This code is tested on:
- Ubuntu 18.04
- Python 3.7.6
- Docker 18.09.9
- Clone the repository and change directory
git clone https://github.com/jiteshpabla/elasticbert.git
cd elasticbert
- Download pre - trained BERT model.
cd bert/model
wget https://storage.googleapis.com/bert_models/2018_10_18/cased_L-12_H-768_A-12.zip
unzip cased_L-12_H-768_A-12.zip
- Naviagate to
bert/
folder and setup BERT docker
cd ..
docker build -t bert-server .
- Setup elasticsearch docker.
docker pull docker.elastic.co/elasticsearch/elasticsearch:7.5.2
- Start docker containers.
docker run -d --net="host" bert-server
docker run -d -p 9200:9200 -p 9300:9300 -e "discovery.type=single-node" docker.elastic.co/elasticsearch/elasticsearch:7.5.2
- (optional) Make sure the dockers are up and running by
docker ps
- Install dependencies
pip3 install argparse
pip3 install elasticsearch
pip3 install bert-serving-client
- Create elasticsearch index
python3 elastic/create_index.py --index index1 --config elastic/index_config.json
create_index.py script creates an index in elasticsearch.
--index
and --config
arguments specify the name of the elasticsearch index and schema of the target index, respectively.

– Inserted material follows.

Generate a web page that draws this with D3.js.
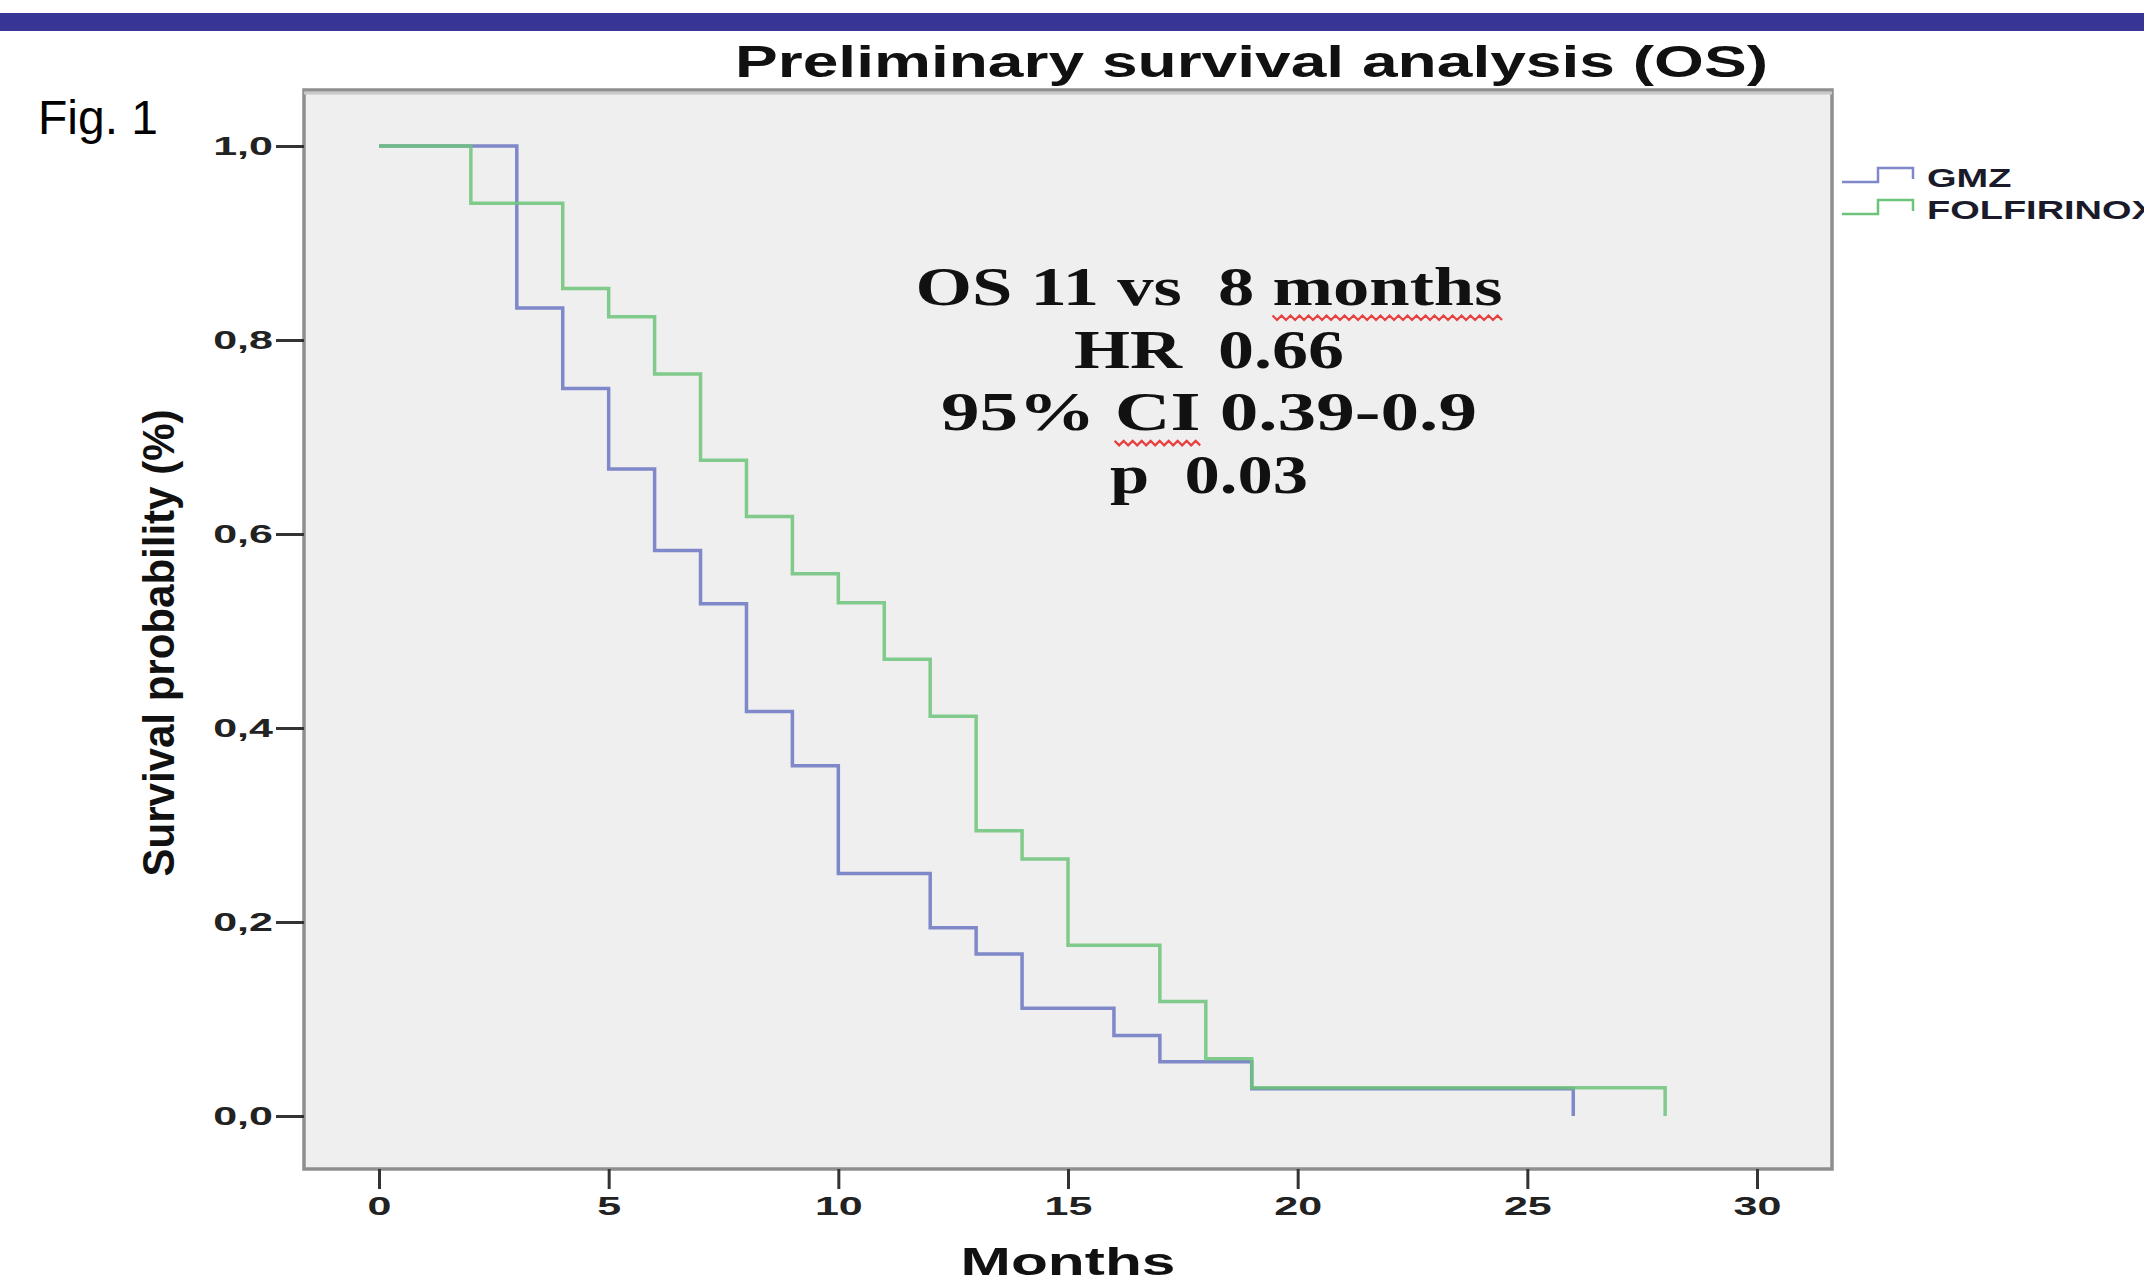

You can verify the index by checking http://127.0.0.1:9200/index1
- Create documents
python3 elastic/create_document.py --index index1 --csv elastic/example.csv --output example.json1
This script creates an example.json1 file in the elasticsearch prescribed format which in-turn to be indexed later.
- Create indexes
python3 elastic/index_documents.py --data example.json1
This scripts generates the actual indexes and saves it into elasticsearch
verify it by checking http://127.0.0.1:9200/index1/_search
- Test the engine.
python3 elastic/elastic.py
These instructions have been adapted from https://github.com/kelvin-jose/elasticbert.